Senior Spotlights: Auguste Horner & Misha Hooda

Fidelio, Andover’s classical singing group, was the starting point of the vocal careers of both Misha Hooda ’14 and Auguste Horner ’14.

To Horner, voice is a basic but expressive instrument.

“It’s the original instrument. It’s a very primal yet very refined way of expression,” said Horner.

Horner started taking voice lessons during his Upper year after joining Fidelio. Looking forward, he plans on continuing singing both on his own and with undergraduate ensembles.

Although Hooda took vocal lessons before coming to Andover and joined Chorus during her Junior year, she only became seriously committed to singing after joined Fidelio her Upper year. The approximate hour and a half Hooda allots for singing each day allows her to escape the stress of Andover.

“No matter if I have a bunch of tests or if I’m stressed, that is my time set aside for singing. Everybody is always there. And everybody is always supportive… The music community is so strong and a lot of people don’t realize that,” said Hooda.

Although Hooda does not intend to study music extensively in college, she hopes to keep it a part of her life in college through a chorus or a capella group.

“[Classical singing] just a very pure form of singing. When you’re in a choir singing a lovely classical piece, it can be so simple and yet so beautiful at the same time. Don’t get me wrong, I still love singing all other types of music, there’s just a very peaceful tone to classical music,” said Hooda.

Hooda started the recital on Sunday afternoon with a primarily Italian program. She began with “Se tu m’ami, se sospiri” by Pergolesi. The piece is sung through the perspective of a girl who appreciates her lover’s devotion, but refuses to restrict herself to love only one person.
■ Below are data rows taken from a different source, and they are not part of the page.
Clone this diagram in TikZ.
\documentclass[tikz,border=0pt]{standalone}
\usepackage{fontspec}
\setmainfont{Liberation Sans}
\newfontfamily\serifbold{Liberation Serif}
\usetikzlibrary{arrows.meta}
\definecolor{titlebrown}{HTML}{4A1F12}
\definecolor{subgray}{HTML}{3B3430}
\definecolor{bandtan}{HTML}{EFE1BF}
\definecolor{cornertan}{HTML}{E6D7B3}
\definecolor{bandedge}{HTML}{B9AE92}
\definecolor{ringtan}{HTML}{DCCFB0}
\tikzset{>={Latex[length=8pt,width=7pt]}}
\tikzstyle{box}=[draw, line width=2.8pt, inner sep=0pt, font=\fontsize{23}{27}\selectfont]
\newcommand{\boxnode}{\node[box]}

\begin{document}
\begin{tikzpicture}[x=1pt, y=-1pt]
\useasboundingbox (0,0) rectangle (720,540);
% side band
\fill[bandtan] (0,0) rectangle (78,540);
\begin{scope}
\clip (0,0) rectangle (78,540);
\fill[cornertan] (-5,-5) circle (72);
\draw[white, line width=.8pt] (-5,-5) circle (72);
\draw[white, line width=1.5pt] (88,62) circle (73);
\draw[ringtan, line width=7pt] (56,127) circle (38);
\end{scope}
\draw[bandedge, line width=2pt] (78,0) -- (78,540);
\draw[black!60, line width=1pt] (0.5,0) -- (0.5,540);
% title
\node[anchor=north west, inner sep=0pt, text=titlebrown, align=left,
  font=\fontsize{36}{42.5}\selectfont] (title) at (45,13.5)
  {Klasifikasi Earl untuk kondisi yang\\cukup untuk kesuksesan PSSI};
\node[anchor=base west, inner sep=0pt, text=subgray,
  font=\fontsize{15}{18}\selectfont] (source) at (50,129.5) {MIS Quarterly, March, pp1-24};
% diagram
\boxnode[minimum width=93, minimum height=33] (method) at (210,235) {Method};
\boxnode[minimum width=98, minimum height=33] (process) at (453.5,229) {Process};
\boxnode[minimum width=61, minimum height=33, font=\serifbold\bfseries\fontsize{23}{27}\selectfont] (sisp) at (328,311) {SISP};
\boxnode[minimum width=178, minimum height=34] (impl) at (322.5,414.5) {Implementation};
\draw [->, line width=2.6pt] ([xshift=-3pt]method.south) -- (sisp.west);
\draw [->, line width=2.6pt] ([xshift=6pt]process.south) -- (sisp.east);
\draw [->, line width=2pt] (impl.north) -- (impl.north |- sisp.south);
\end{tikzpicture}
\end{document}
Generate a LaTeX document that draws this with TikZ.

The piece consisted of several quick slides, giving it a flirty tone.

“It’s a piece I know I sang a few times when I was younger, and I’ve just always loved the melody, and it’s nice to be able to progress over the years and get better at it. That was definitely my favorite piece,” said Hooda.

Horner’s performance also included several pieces sung in a foreign language, including a set of short German pieces from “Liederkreis, Op. 39,” by Robert Schumann, who wrote the pieces based on a series of poems by Joseph Eichendorff. The pieces ranged in tone from gentle and calm to urgent and fierce.

“It was a very challenging program for both [singers], and they did so well with the memorization and everything. I try to persuade singers to sing from memory, and it makes all the difference in the world. There’s much more connection with the audience,” said Christopher Walter, Instructor in Music, who accompanied them on the piano.

Hooda and Horner ended the program with a duet from the opera “Don Giovanni,” who depicted Don Giovanni, played by Horner, attempting to seduce Zerlina, sung by Hooda.

“I thought that the way they staged [the piece] was very engaging for the audience to watch and I thought it was a very good way…to bring them together at the end,” said Rebecca Cheng ’14, an audience member.